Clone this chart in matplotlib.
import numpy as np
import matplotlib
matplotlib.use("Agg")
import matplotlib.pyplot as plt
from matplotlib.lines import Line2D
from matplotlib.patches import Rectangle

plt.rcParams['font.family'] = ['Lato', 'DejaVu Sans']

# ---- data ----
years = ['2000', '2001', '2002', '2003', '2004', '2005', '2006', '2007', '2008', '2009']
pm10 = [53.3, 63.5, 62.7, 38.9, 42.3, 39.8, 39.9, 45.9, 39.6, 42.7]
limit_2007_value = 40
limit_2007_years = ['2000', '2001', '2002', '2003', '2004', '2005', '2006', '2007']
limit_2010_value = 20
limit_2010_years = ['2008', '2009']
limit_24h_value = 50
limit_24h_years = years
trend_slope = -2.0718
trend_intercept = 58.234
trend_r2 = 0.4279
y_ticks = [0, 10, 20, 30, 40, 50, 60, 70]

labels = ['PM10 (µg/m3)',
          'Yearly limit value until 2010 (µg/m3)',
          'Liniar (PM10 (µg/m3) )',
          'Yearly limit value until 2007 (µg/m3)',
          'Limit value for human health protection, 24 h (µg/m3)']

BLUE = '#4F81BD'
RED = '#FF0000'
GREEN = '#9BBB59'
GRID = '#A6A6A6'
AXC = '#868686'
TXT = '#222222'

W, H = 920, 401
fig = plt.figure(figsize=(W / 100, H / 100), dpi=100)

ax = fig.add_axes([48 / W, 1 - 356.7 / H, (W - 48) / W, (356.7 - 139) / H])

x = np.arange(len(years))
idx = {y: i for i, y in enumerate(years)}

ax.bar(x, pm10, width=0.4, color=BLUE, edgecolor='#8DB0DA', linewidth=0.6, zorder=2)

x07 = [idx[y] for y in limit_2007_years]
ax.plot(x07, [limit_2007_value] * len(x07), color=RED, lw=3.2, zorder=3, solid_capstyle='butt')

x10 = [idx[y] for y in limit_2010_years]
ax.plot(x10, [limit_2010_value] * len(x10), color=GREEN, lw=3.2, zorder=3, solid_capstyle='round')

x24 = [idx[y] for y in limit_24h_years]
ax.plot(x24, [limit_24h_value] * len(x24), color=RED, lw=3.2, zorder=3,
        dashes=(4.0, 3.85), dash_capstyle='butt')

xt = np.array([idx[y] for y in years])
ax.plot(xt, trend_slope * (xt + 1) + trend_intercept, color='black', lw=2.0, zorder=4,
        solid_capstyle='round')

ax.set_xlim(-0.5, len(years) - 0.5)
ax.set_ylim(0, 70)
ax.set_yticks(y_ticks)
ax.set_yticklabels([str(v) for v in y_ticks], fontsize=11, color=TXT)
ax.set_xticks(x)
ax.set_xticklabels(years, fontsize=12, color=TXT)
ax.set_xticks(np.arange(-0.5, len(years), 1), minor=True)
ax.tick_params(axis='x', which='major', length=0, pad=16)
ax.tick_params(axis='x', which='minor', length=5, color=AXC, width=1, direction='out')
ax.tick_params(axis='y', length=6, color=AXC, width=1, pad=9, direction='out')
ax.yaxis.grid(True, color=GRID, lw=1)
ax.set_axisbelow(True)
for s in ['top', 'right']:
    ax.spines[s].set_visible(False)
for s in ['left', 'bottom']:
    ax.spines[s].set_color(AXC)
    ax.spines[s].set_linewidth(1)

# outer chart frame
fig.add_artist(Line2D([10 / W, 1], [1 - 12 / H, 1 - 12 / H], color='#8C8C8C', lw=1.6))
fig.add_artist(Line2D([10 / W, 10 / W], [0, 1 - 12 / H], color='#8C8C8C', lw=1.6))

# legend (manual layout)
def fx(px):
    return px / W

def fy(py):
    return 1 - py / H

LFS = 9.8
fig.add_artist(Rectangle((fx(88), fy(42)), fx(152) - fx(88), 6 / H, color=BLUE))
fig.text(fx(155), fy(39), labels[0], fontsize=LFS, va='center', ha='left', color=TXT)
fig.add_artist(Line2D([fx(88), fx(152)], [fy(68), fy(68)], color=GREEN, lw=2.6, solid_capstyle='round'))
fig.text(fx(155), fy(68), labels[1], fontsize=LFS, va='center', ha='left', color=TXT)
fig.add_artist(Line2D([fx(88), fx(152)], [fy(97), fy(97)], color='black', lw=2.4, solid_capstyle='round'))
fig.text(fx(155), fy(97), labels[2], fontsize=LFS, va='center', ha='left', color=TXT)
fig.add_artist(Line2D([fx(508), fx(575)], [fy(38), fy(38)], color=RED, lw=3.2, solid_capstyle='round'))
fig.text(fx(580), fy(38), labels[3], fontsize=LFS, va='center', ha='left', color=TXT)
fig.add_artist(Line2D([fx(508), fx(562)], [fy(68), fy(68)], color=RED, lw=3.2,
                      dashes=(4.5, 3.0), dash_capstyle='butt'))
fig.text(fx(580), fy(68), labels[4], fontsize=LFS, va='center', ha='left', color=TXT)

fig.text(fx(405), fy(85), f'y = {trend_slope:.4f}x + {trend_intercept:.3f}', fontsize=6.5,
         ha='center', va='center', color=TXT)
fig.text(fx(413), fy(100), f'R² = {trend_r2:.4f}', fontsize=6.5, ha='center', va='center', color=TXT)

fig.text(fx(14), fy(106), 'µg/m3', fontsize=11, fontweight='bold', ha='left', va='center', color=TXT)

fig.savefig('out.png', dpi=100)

* * *

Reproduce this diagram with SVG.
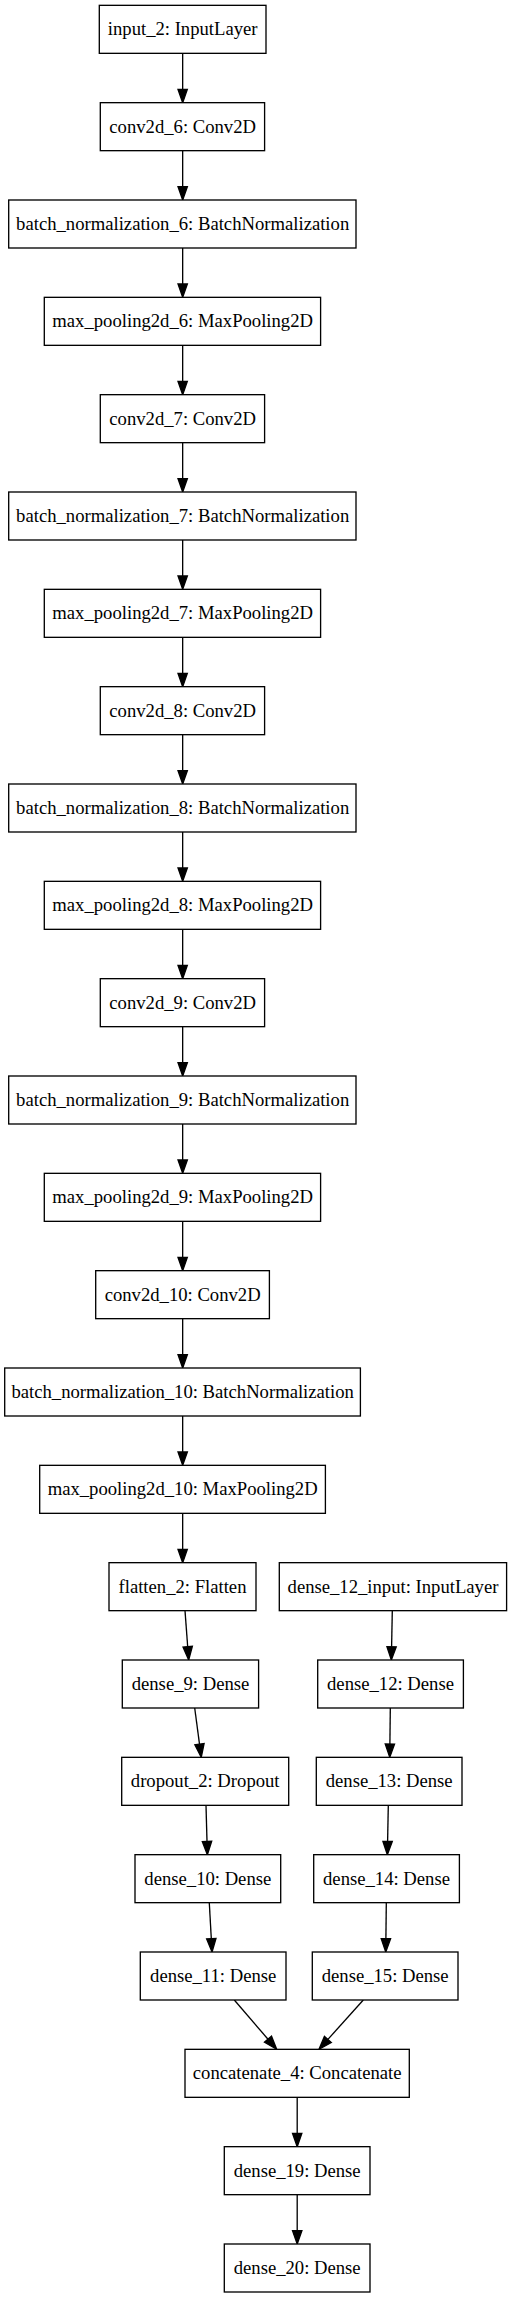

▸ Exercise aim
Gather up every line from the listing above in which the word "chart" occurs.

▸ The solution
Clone this chart in matplotlib.
# outer chart frame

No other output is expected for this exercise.